What you need to do.
Everything from the line with "Generate a Python" through the line with "0.75791 0.75792 0.75738", inclusive, should be repeated exactly, except the pictures.

Material for the task.
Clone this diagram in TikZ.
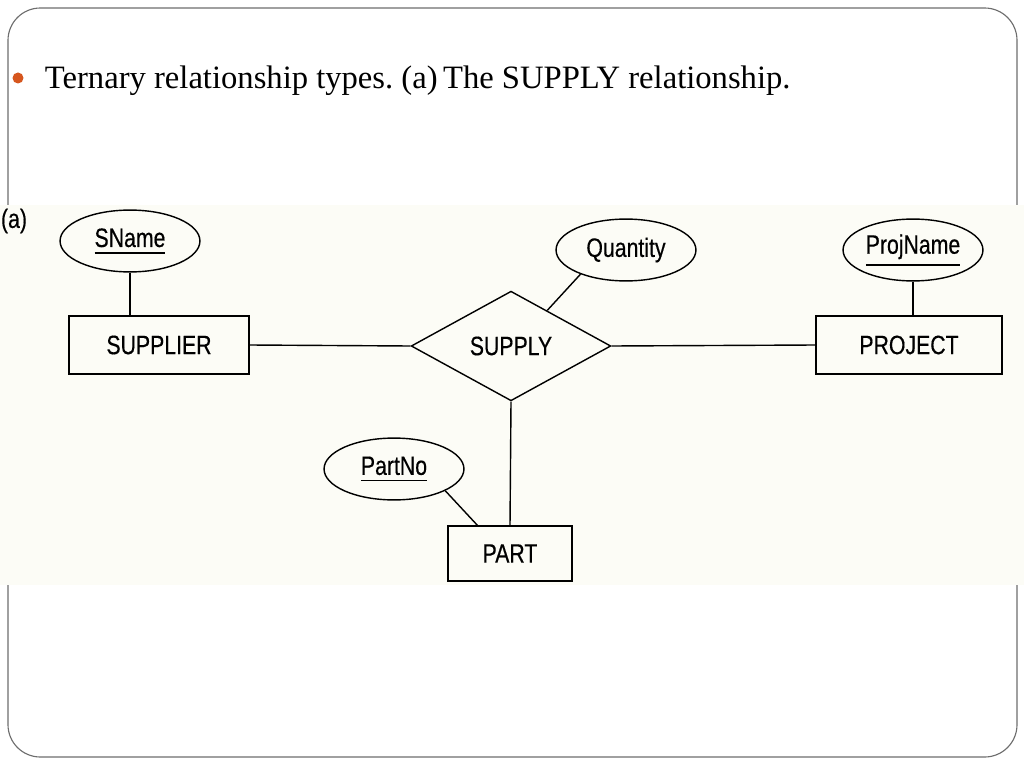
\documentclass[tikz,border=0pt]{standalone}
\usepackage{fontspec}
\usepackage{xcolor}
\usetikzlibrary{shapes.geometric, calc}
\setmainfont{Liberation Serif}
\newfontfamily\erfont[FakeStretch=0.8, FakeBold=0.4]{Liberation Sans}
\definecolor{cream}{HTML}{FCFCF6}
\definecolor{bulletorange}{HTML}{D6561E}
\definecolor{framegray}{HTML}{6E6E6E}
\newcommand{\keyattr}[1]{\vtop{\hbox{#1}\kern3.2pt\hrule height 1.3pt}}
\frenchspacing

\begin{document}
\begin{tikzpicture}[x=0.025cm, y=-0.025cm,
  every node/.style={font=\erfont\fontsize{18.9}{22}\selectfont},
  entity/.style={draw, line width=1pt, inner sep=0pt, minimum height=41.2pt},
  attr/.style={draw, ellipse, line width=1pt, inner sep=0pt, minimum width=99.5pt, minimum height=44pt},
  rel/.style={draw, diamond, line width=1pt, inner sep=0pt, minimum width=142pt, minimum height=78pt}]
\useasboundingbox (0,0) rectangle (1024,768);
\fill[white] (0,0) rectangle (1024,768);

\draw[framegray, line width=0.8pt, rounded corners=23pt] (8,8) rectangle (1017,757);
\fill[cream] (0,205) rectangle (1024,585);

\fill[bulletorange] (18,78) circle (5.5);
\node[anchor=base west, font=\rmfamily\fontsize{23.2}{28}\selectfont] (title) at (40,89)
  {Ternary relationship types. (a)\,The SUPPLY relationship.};

\node (tag) at (14,221) {(a)};

\node[entity, minimum width=128pt] (supplier) at (159,345) {SUPPLIER};
\node[entity, minimum width=132.3pt] (project) at (909,345) {PROJECT};
\node[entity, minimum width=88.2pt, minimum height=39.1pt] (part) at (510,553.5) {PART};
\node[rel] (supply) at (511,346) {SUPPLY};

\node[attr] (sname) at (130,241) {\keyattr{SName}};
\node[attr] (quantity) at (626,250) {Quantity};
\node[attr] (projname) at (913,250) {\keyattr{ProjName}};
\node[attr] (partno) at (394,469) {\keyattr{PartNo}};

\draw[line width=1pt] (supplier.east) -- (supply.west);
\draw[line width=1pt] (supply.east) -- (project.west);
\draw[line width=1pt] (supply.south) -- (part.north);
\draw[line width=1pt] (sname.south) -- (sname.south |- supplier.north);
\draw[line width=1pt] (projname.south) -- (projname.south |- project.north);
\draw[line width=1pt] (quantity.208) -- ($(supply.north)!0.36!(supply.east)$);
\draw[line width=1pt] (partno.337) -- ($(part.north west)!0.24!(part.north east)$);
\end{tikzpicture}
\end{document}
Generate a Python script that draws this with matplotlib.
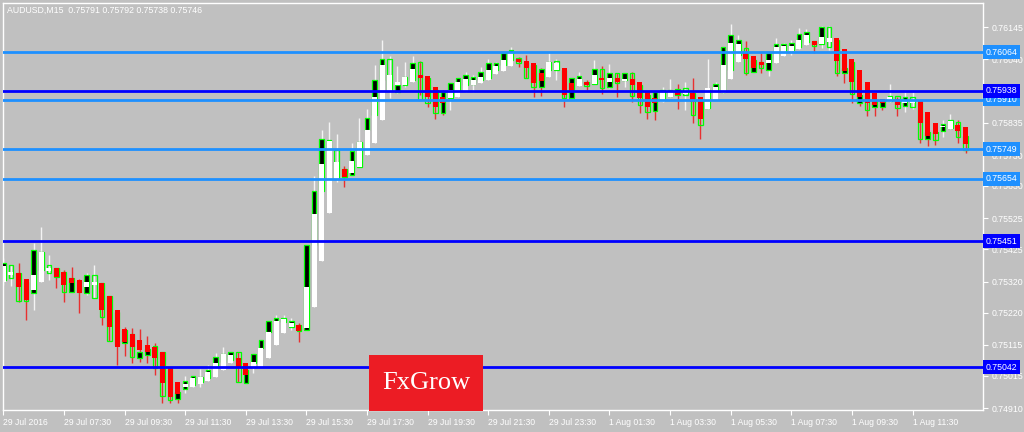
import numpy as np
import matplotlib
matplotlib.use("Agg")
import matplotlib.pyplot as plt
from matplotlib.patches import Rectangle
from matplotlib.transforms import blended_transform_factory

symbol_info = "AUDUSD,M15  0.75791 0.75792 0.75738 0.75746"

time_labels = [
    "29 Jul 2016", "29 Jul 07:30", "29 Jul 09:30", "29 Jul 11:30",
    "29 Jul 13:30", "29 Jul 15:30", "29 Jul 17:30", "29 Jul 19:30",
    "29 Jul 21:30", "29 Jul 23:30", "1 Aug 01:30", "1 Aug 03:30",
    "1 Aug 05:30", "1 Aug 07:30", "1 Aug 09:30", "1 Aug 11:30",
]
bars_per_label = 8

price_ticks = [0.76145, 0.76040, 0.75835, 0.75730, 0.75630, 0.75525,
               0.75425, 0.75320, 0.75220, 0.75115, 0.75015, 0.74910]

# horizontal levels
levels_light = [0.76064, 0.75910, 0.75749, 0.75654]
levels_dark = [0.75938, 0.75451, 0.75042]

# Heiken Ashi (white / red bars)
ha_open = [
    0.75319, 0.75342, 0.75348, 0.75329, 0.75293, 0.75319, 0.75354, 0.75364,
    0.75351, 0.75332, 0.75325, 0.75303, 0.75309, 0.75316, 0.75273, 0.75228,
    0.75166, 0.75150, 0.75131, 0.75115, 0.75108, 0.75092, 0.75043, 0.74995,
    0.74979, 0.74979, 0.74988, 0.74998, 0.75011, 0.75034, 0.75056, 0.75073,
    0.75056, 0.75043, 0.75043, 0.75073, 0.75115, 0.75154, 0.75173, 0.75179,
    0.75170, 0.75238, 0.75387, 0.75542, 0.75653, 0.75685, 0.75672, 0.75691,
    0.75730, 0.75769, 0.75844, 0.75934, 0.75957, 0.75957, 0.75967, 0.75990,
    0.75986, 0.75951, 0.75918, 0.75915, 0.75918, 0.75934, 0.75957, 0.75964,
    0.75973, 0.75993, 0.76002, 0.76019, 0.76041, 0.76035, 0.76028, 0.75996,
    0.75983, 0.76006, 0.76012, 0.75964, 0.75954, 0.75967, 0.75960, 0.75980,
    0.75967, 0.75980, 0.75970, 0.75977, 0.75967, 0.75934, 0.75915, 0.75902,
    0.75918, 0.75934, 0.75928, 0.75931, 0.75918, 0.75879, 0.75909, 0.75931,
    0.75977, 0.76032, 0.76061, 0.76051, 0.76032, 0.76028, 0.76028, 0.76051,
    0.76067, 0.76074, 0.76087, 0.76100, 0.76090, 0.76096, 0.76109, 0.76074,
    0.76041, 0.76006, 0.75967, 0.75931, 0.75912, 0.75902, 0.75912, 0.75899,
    0.75899, 0.75909, 0.75870, 0.75834, 0.75821, 0.75815, 0.75828, 0.75821,
]
ha_close = [
    0.75371, 0.75351, 0.75303, 0.75261, 0.75342, 0.75416, 0.75364, 0.75335,
    0.75309, 0.75316, 0.75283, 0.75319, 0.75319, 0.75228, 0.75173, 0.75108,
    0.75124, 0.75108, 0.75099, 0.75092, 0.75073, 0.74992, 0.74946, 0.74956,
    0.74988, 0.75008, 0.75011, 0.75027, 0.75056, 0.75086, 0.75082, 0.75043,
    0.75018, 0.75060, 0.75105, 0.75157, 0.75192, 0.75199, 0.75186, 0.75160,
    0.75303, 0.75539, 0.75701, 0.75776, 0.75708, 0.75659, 0.75711, 0.75772,
    0.75811, 0.75918, 0.76022, 0.75990, 0.75967, 0.75983, 0.76009, 0.75980,
    0.75918, 0.75886, 0.75899, 0.75941, 0.75967, 0.75977, 0.75973, 0.75983,
    0.76006, 0.76019, 0.76038, 0.76061, 0.76032, 0.76012, 0.75964, 0.75970,
    0.76032, 0.76028, 0.75925, 0.75934, 0.75977, 0.75957, 0.75990, 0.75973,
    0.75980, 0.75967, 0.75977, 0.75957, 0.75915, 0.75886, 0.75899, 0.75934,
    0.75934, 0.75925, 0.75938, 0.75902, 0.75847, 0.75947, 0.75951, 0.76022,
    0.76093, 0.76090, 0.76041, 0.76012, 0.76022, 0.76038, 0.76080, 0.76083,
    0.76083, 0.76103, 0.76119, 0.76087, 0.76113, 0.76109, 0.76035, 0.76002,
    0.75967, 0.75918, 0.75899, 0.75892, 0.75899, 0.75918, 0.75892, 0.75905,
    0.75909, 0.75834, 0.75792, 0.75798, 0.75824, 0.75840, 0.75808, 0.75766,
]
ha_high = [
    0.75397, 0.75374, 0.75380, 0.75329, 0.75445, 0.75497, 0.75406, 0.75364,
    0.75358, 0.75367, 0.75329, 0.75348, 0.75374, 0.75316, 0.75273, 0.75228,
    0.75173, 0.75170, 0.75166, 0.75144, 0.75121, 0.75092, 0.75043, 0.74995,
    0.75014, 0.75014, 0.75037, 0.75050, 0.75089, 0.75108, 0.75092, 0.75092,
    0.75056, 0.75086, 0.75131, 0.75192, 0.75212, 0.75212, 0.75202, 0.75186,
    0.75439, 0.75662, 0.75811, 0.75837, 0.75798, 0.75695, 0.75769, 0.75850,
    0.75879, 0.76022, 0.76103, 0.76051, 0.76019, 0.76032, 0.76051, 0.76035,
    0.75986, 0.75951, 0.75941, 0.75964, 0.75980, 0.75999, 0.75990, 0.76015,
    0.76041, 0.76032, 0.76061, 0.76080, 0.76048, 0.76054, 0.76028, 0.76012,
    0.76064, 0.76041, 0.76012, 0.75980, 0.75999, 0.75973, 0.76038, 0.76019,
    0.76025, 0.75996, 0.75996, 0.75999, 0.75967, 0.75934, 0.75934, 0.75951,
    0.75977, 0.75960, 0.75967, 0.75980, 0.75918, 0.76041, 0.75967, 0.76080,
    0.76155, 0.76119, 0.76100, 0.76051, 0.76061, 0.76064, 0.76109, 0.76093,
    0.76103, 0.76142, 0.76139, 0.76100, 0.76148, 0.76148, 0.76109, 0.76074,
    0.76041, 0.76006, 0.75967, 0.75931, 0.75912, 0.75960, 0.75918, 0.75934,
    0.75934, 0.75909, 0.75870, 0.75834, 0.75844, 0.75863, 0.75844, 0.75821,
]
ha_low = [
    0.75309, 0.75306, 0.75254, 0.75196, 0.75228, 0.75319, 0.75325, 0.75299,
    0.75254, 0.75286, 0.75218, 0.75277, 0.75267, 0.75179, 0.75128, 0.75050,
    0.75079, 0.75056, 0.75060, 0.75056, 0.75018, 0.74927, 0.74927, 0.74927,
    0.74959, 0.74979, 0.74979, 0.74998, 0.75011, 0.75034, 0.75056, 0.74995,
    0.74992, 0.75024, 0.75043, 0.75073, 0.75115, 0.75154, 0.75163, 0.75124,
    0.75163, 0.75238, 0.75387, 0.75542, 0.75643, 0.75627, 0.75666, 0.75691,
    0.75730, 0.75769, 0.75844, 0.75915, 0.75931, 0.75951, 0.75967, 0.75925,
    0.75886, 0.75847, 0.75860, 0.75876, 0.75918, 0.75934, 0.75934, 0.75964,
    0.75973, 0.75993, 0.76002, 0.76019, 0.76015, 0.75980, 0.75918, 0.75922,
    0.75983, 0.75973, 0.75886, 0.75915, 0.75954, 0.75941, 0.75960, 0.75928,
    0.75947, 0.75918, 0.75951, 0.75902, 0.75866, 0.75847, 0.75844, 0.75902,
    0.75918, 0.75879, 0.75876, 0.75834, 0.75782, 0.75879, 0.75909, 0.75931,
    0.75977, 0.76032, 0.75990, 0.75999, 0.75996, 0.75986, 0.76028, 0.76051,
    0.76054, 0.76074, 0.76087, 0.76061, 0.76077, 0.76070, 0.75986, 0.75964,
    0.75899, 0.75889, 0.75857, 0.75857, 0.75876, 0.75902, 0.75857, 0.75870,
    0.75879, 0.75769, 0.75760, 0.75763, 0.75789, 0.75815, 0.75769, 0.75737,
]

# real M15 candle bodies (green outline)
bar_open = [
    0.75325, 0.75374, 0.75348, 0.75319, 0.75283, 0.75358, 0.75374, 0.75364,
    0.75351, 0.75286, 0.75322, 0.75283, 0.75342, 0.75316, 0.75273, 0.75222,
    0.75121, 0.75150, 0.75073, 0.75082, 0.75111, 0.75092, 0.75040, 0.74940,
    0.74972, 0.74985, 0.74995, 0.75008, 0.75047, 0.75060, 0.75066, 0.75092,
    0.74992, 0.75056, 0.75105, 0.75157, 0.75192, 0.75189, 0.75173, 0.75179,
    0.75163, 0.75439, 0.75614, 0.75753, 0.75747, 0.75685, 0.75666, 0.75691,
    0.75811, 0.75860, 0.75973, 0.76041, 0.75934, 0.75957, 0.75973, 0.76032,
    0.75980, 0.75941, 0.75866, 0.75915, 0.75941, 0.75957, 0.75960, 0.75973,
    0.75980, 0.76006, 0.76022, 0.76038, 0.76045, 0.76032, 0.76022, 0.75951,
    0.76006, 0.76035, 0.76006, 0.75915, 0.75964, 0.75967, 0.75960, 0.76009,
    0.75951, 0.75996, 0.75973, 0.75996, 0.75957, 0.75925, 0.75873, 0.75909,
    0.75922, 0.75925, 0.75947, 0.75931, 0.75909, 0.75883, 0.75941, 0.75934,
    0.76006, 0.76054, 0.76077, 0.75999, 0.76032, 0.76006, 0.76038, 0.76064,
    0.76070, 0.76080, 0.76096, 0.76100, 0.76090, 0.76145, 0.76103, 0.75996,
    0.76032, 0.75899, 0.75925, 0.75886, 0.75886, 0.75905, 0.75922, 0.75889,
    0.75918, 0.75902, 0.75782, 0.75805, 0.75808, 0.75818, 0.75837, 0.75791,
]
bar_close = [
    0.75380, 0.75332, 0.75257, 0.75257, 0.75423, 0.75416, 0.75348, 0.75335,
    0.75286, 0.75332, 0.75286, 0.75342, 0.75267, 0.75205, 0.75128, 0.75115,
    0.75163, 0.75076, 0.75092, 0.75102, 0.75040, 0.74950, 0.74937, 0.74962,
    0.74998, 0.75014, 0.75011, 0.75034, 0.75076, 0.75086, 0.75092, 0.74995,
    0.75034, 0.75086, 0.75131, 0.75192, 0.75202, 0.75202, 0.75192, 0.75160,
    0.75439, 0.75614, 0.75782, 0.75779, 0.75656, 0.75659, 0.75743, 0.75772,
    0.75850, 0.75973, 0.76041, 0.75941, 0.75957, 0.75983, 0.76028, 0.75909,
    0.75899, 0.75866, 0.75934, 0.75964, 0.75980, 0.75990, 0.75983, 0.75999,
    0.76028, 0.76028, 0.76061, 0.76070, 0.76028, 0.75980, 0.75951, 0.76009,
    0.76032, 0.76006, 0.75915, 0.75980, 0.75986, 0.75954, 0.76009, 0.75947,
    0.75996, 0.75964, 0.75996, 0.75922, 0.75892, 0.75870, 0.75934, 0.75941,
    0.75941, 0.75944, 0.75925, 0.75860, 0.75828, 0.75941, 0.75960, 0.76080,
    0.76119, 0.76103, 0.75996, 0.76038, 0.76012, 0.76061, 0.76090, 0.76090,
    0.76093, 0.76122, 0.76129, 0.76083, 0.76145, 0.76080, 0.75996, 0.76012,
    0.75928, 0.75925, 0.75876, 0.75909, 0.75905, 0.75922, 0.75883, 0.75918,
    0.75886, 0.75782, 0.75805, 0.75779, 0.75831, 0.75844, 0.75789, 0.75746,
]

BG = "#c0c0c0"
FG = "#ffffff"
LIGHT = "#1e90ff"
DARK = "#0000ff"

plt.rcParams["font.family"] = ["Liberation Sans", "DejaVu Sans"]


def main():
    fig = plt.figure(figsize=(10.24, 4.32), dpi=100, facecolor=BG)
    ax = fig.add_axes([3 / 1024, 22 / 432, 980 / 1024, 407 / 432], facecolor=BG)

    x = np.arange(len(ha_open))
    ho, hc = np.array(ha_open), np.array(ha_close)
    hh, hl = np.array(ha_high), np.array(ha_low)
    bo, bc = np.array(bar_open), np.array(bar_close)

    min_body = 0.000025

    # Heiken Ashi wicks
    ha_colors = np.where(hc >= ho, "white", "#ff0000")
    wick_colors = np.where(hc >= ho, "#f4f4f4", "#e83030")
    ax.vlines(x, hl, hh, colors=wick_colors, lw=1.0, zorder=2)

    # real candles: black bull body, hollow bear body, green outline
    bar_fill = np.where(bc >= bo, "black", "none")
    ax.bar(x, np.maximum(np.abs(bc - bo), min_body), bottom=np.minimum(bo, bc),
           width=0.6, color=bar_fill, edgecolor="#00ff00", linewidth=0.9, zorder=3)

    # Heiken Ashi bodies
    ax.bar(x, np.maximum(np.abs(hc - ho), min_body), bottom=np.minimum(ho, hc),
           width=0.66, color=ha_colors, linewidth=0, zorder=4)

    ybox = blended_transform_factory(ax.transAxes, ax.transData)
    for levels, color in [(levels_light, LIGHT), (levels_dark, DARK)]:
        for lv in levels:
            ax.axhline(lv, color=color, lw=2.0, zorder=6)
            ax.text(1.0025, lv, f"{lv:.5f}", transform=ybox, ha="left", va="center",
                    fontsize=6.3, color=FG, clip_on=False, zorder=8,
                    bbox=dict(boxstyle="square,pad=0.28", fc=color, ec="none"))

    ax.set_xlim(-0.05, 129.3)
    ax.set_ylim(0.749041, 0.762228)

    ax.yaxis.tick_right()
    ax.set_yticks(price_ticks)
    ax.set_yticklabels([f"{p:.5f}" for p in price_ticks])
    ax.tick_params(axis="y", colors=FG, labelcolor=FG, labelsize=6.3,
                   length=3.5, width=0.8, pad=2.5)

    ax.set_xticks(np.arange(len(time_labels)) * bars_per_label)
    ax.set_xticklabels(time_labels, ha="left")
    ax.tick_params(axis="x", colors=FG, labelcolor=FG, labelsize=6.2,
                   length=3.5, width=0.8, pad=2)
    for lbl in ax.get_xticklabels():
        lbl.set_x(lbl.get_position()[0])

    for s in ax.spines.values():
        s.set_color(FG)
        s.set_linewidth(1.0)

    fig.text(7 / 1024, 1 - 10 / 432, symbol_info, fontsize=6.3, color=FG,
             ha="left", va="center")

    # FxGrow badge
    fig.patches.append(Rectangle((369 / 1024, 21 / 432), 114 / 1024, 56 / 432,
                                 transform=fig.transFigure, fc="#ec1c24",
                                 ec="none", zorder=10))
    fig.text(426 / 1024, 1 - 383 / 432, "FxGrow", family="Liberation Serif",
             fontsize=19, color="white", ha="center", va="center", zorder=11)

    fig.savefig("out.png", dpi=100, facecolor=BG)
    plt.close(fig)


if __name__ == "__main__":
    main()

Solution to this problem.
Generate a Python script that draws this with matplotlib.
import numpy as np
import matplotlib
matplotlib.use("Agg")
import matplotlib.pyplot as plt
from matplotlib.patches import Rectangle
from matplotlib.transforms import blended_transform_factory

symbol_info = "AUDUSD,M15  0.75791 0.75792 0.75738 0.75746"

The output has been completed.